High-tech microscope breaks record for tiniest object viewable under normal light. And with no limit on imaging capacity, who knows what life forms may soon be seen?

Elizabeth Armstrong Moore
Elizabeth Armstrong Moore is based in Portland, Oregon, and has written for Wired, The Christian Science Monitor, and public radio. Her semi-obscure hobbies include climbing, billiards, board games that take up a lot of space, and piano.
Elizabeth Armstrong Moore
2 min read

Viruses are small. Very small. There are millions of types, and the 5,000 or so that have been studied in detail are typically between 10 and 300 nanometers (one-billionth of a meter) in diameter.

These microspheres collect evanescent waves to form virtual images that can be captured by a conventional lens. University of Manchester

Because the wavelengths of visible light range from roughly 300 to 800 nanometers, viruses aren't exactly visible under normal lighting. Only optical fluoresce microscopes can see inside a virus, and then only indirectly, using dye, which cannot actually penetrate a virus.

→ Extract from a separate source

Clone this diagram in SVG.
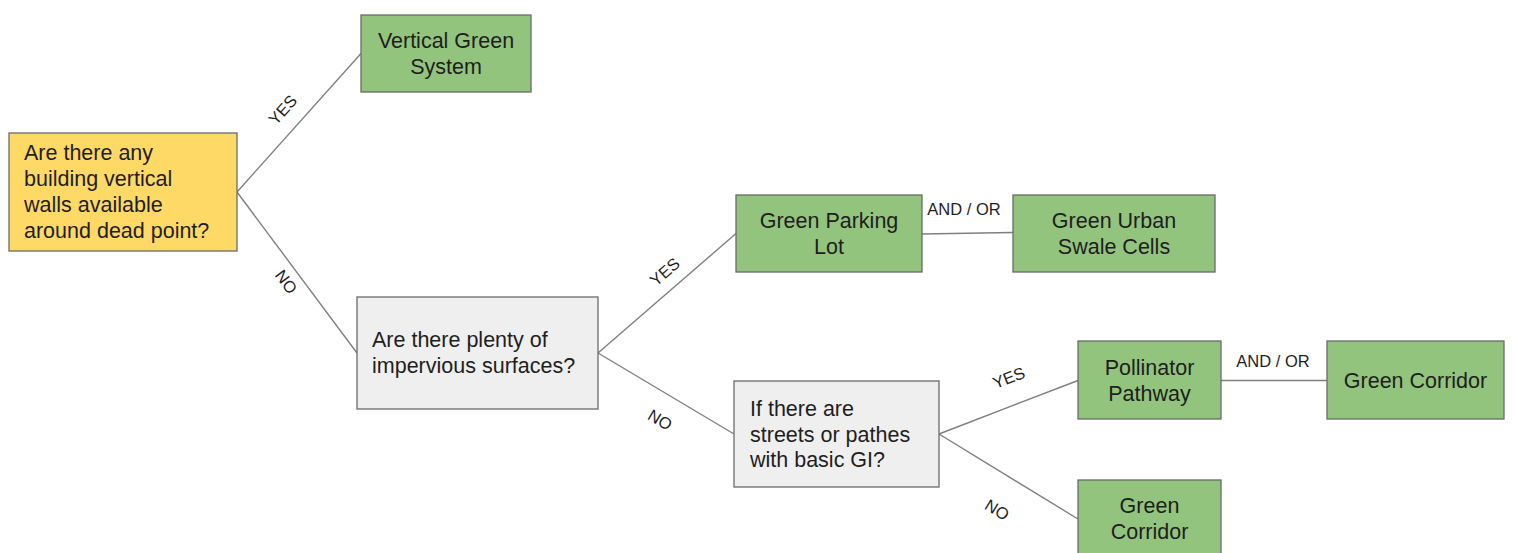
<svg xmlns="http://www.w3.org/2000/svg" width="1514" height="553" viewBox="0 0 1514 553">
<style>
.box{stroke:#6b6b6b;stroke-width:1.3}
.yellow{fill:#ffd966}
.green{fill:#93c47d}
.gray{fill:#efefef}
.t{font-family:"Liberation Sans",Arial,sans-serif;font-size:21.5px;fill:#1e1e1e}
.c{text-anchor:middle}
.lbl{font-family:"Liberation Sans",Arial,sans-serif;font-size:16.5px;fill:#1e1e1e;text-anchor:middle}
.edge{stroke:#808080;stroke-width:1.4;fill:none}
</style>
<rect width="1514" height="553" fill="#ffffff"/>
<g id="connectors">
<line class="edge" x1="237" y1="192" x2="361" y2="53.5"/>
<line class="edge" x1="237" y1="192" x2="357" y2="353"/>
<line class="edge" x1="598" y1="353" x2="736" y2="233.5"/>
<line class="edge" x1="598" y1="353" x2="734" y2="434"/>
<line class="edge" x1="922" y1="234" x2="1013" y2="232.5"/>
<line class="edge" x1="939" y1="434" x2="1078" y2="380.5"/>
<line class="edge" x1="939" y1="434" x2="1078" y2="519"/>
<line class="edge" x1="1221" y1="380.5" x2="1327" y2="380.5"/>
<text class="lbl" transform="translate(283,110) rotate(-48.2)" y="5.5">YES</text>
<text class="lbl" transform="translate(286,282) rotate(53.3)" y="5.5">NO</text>
<text class="lbl" transform="translate(665,272) rotate(-40.9)" y="5.5">YES</text>
<text class="lbl" transform="translate(660,420) rotate(30.8)" y="5.5">NO</text>
<text class="lbl" transform="translate(1009,378) rotate(-21.2)" y="5.5">YES</text>
<text class="lbl" transform="translate(997,510) rotate(31.4)" y="5.5">NO</text>
<text class="lbl" x="964" y="215">AND / OR</text>
<text class="lbl" x="1273" y="367">AND / OR</text>
</g>
<g id="q1">
<rect class="box yellow" x="9" y="133" width="228" height="118"/>
<text class="t" x="24" y="160">Are there any</text>
<text class="t" x="24" y="186">building vertical</text>
<text class="t" x="24" y="212">walls available</text>
<text class="t" x="24" y="238">around dead point?</text>
</g>
<g id="vertical-green">
<rect class="box green" x="361" y="15" width="170" height="77"/>
<text class="t c" x="446" y="48">Vertical Green</text>
<text class="t c" x="446" y="74">System</text>
</g>
<g id="q2">
<rect class="box gray" x="357" y="297" width="241" height="112"/>
<text class="t" x="372" y="347">Are there plenty of</text>
<text class="t" x="372" y="373">impervious surfaces?</text>
</g>
<g id="parking">
<rect class="box green" x="736" y="195" width="186" height="77"/>
<text class="t c" x="829" y="228">Green Parking</text>
<text class="t c" x="829" y="254">Lot</text>
</g>
<g id="swale">
<rect class="box green" x="1013" y="195" width="202" height="77"/>
<text class="t c" x="1114" y="228">Green Urban</text>
<text class="t c" x="1114" y="254">Swale Cells</text>
</g>
<g id="q3">
<rect class="box gray" x="734" y="381" width="205" height="106"/>
<text class="t" x="750" y="416">If there are</text>
<text class="t" x="750" y="442">streets or pathes</text>
<text class="t" x="750" y="467">with basic GI?</text>
</g>
<g id="pollinator">
<rect class="box green" x="1078" y="341" width="143" height="78"/>
<text class="t c" x="1149.5" y="375">Pollinator</text>
<text class="t c" x="1149.5" y="401">Pathway</text>
</g>
<g id="corridor-right">
<rect class="box green" x="1327" y="341" width="177" height="78"/>
<text class="t c" x="1415.5" y="388">Green Corridor</text>
</g>
<g id="corridor-bottom">
<rect class="box green" x="1078" y="480" width="143" height="78"/>
<text class="t c" x="1149.5" y="513">Green</text>
<text class="t c" x="1149.5" y="539">Corridor</text>
</g>
</svg>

So the "microsphere nanoscope" developed by scientists at the University of Manchester's School of Mechanical, Aerospace, and Civil Engineering in the U.K. and described in the journal Nature Communications is remarkable on two counts: It breaks the world record of direct imaging under normal lights by 20 times, viewing objects as small as 50 nm wide, and what's more, the tech behind it imposes no theoretical limit in the size of feature that can be seen.

This incredible jump in capacity could allow humans to see inside human cells and even live viruses for the first time, which in turn could give us many new insights into their structures and behaviors.

"This is a world record in terms of how small an optical microscope can go by direct imaging under a light source covering the whole range of optical spectrum," says Professor Lin Li, who initiated and led the research with academics at the National University and Data Storage Institute of Singapore. In a news release, Li adds:

Not only have we been able to see items of 50 nanometers, we believe that is just the start and we will be able to see far smaller items. Theoretically, there is no limit on how small an object we will be able to see. Seeing inside a cell directly, without dying, and seeing living viruses directly could revolutionize the way cells are studied and allow us to examine closely viruses and biomedicine for the first time.

Because light waves inevitably spread out as they travel through space, there is a diffraction limit that caps the degree to which light waves can be focused, which in turn caps the size of an object that can be viewed.

The surfaces of objects, even objects as tiny as viruses, emit "evanescent waves" that fade so quickly they are usually lost, but this fast fading also frees them from the diffraction limit. The microscope, which is technically a nanoscope, uses tiny (between 2 and 9 micrometers--millionths of a meter--across) glass beads (called microspheres) to gather these evanescent waves, refocus them, and channel them into a standard microscope viewable under normal lights.

This method is entirely novel. It's as if the researchers are capturing the ghostly auras of invisible objects in order to see them. With no upper limit in terms of imaging capacity, who knows what life forms may soon be visible?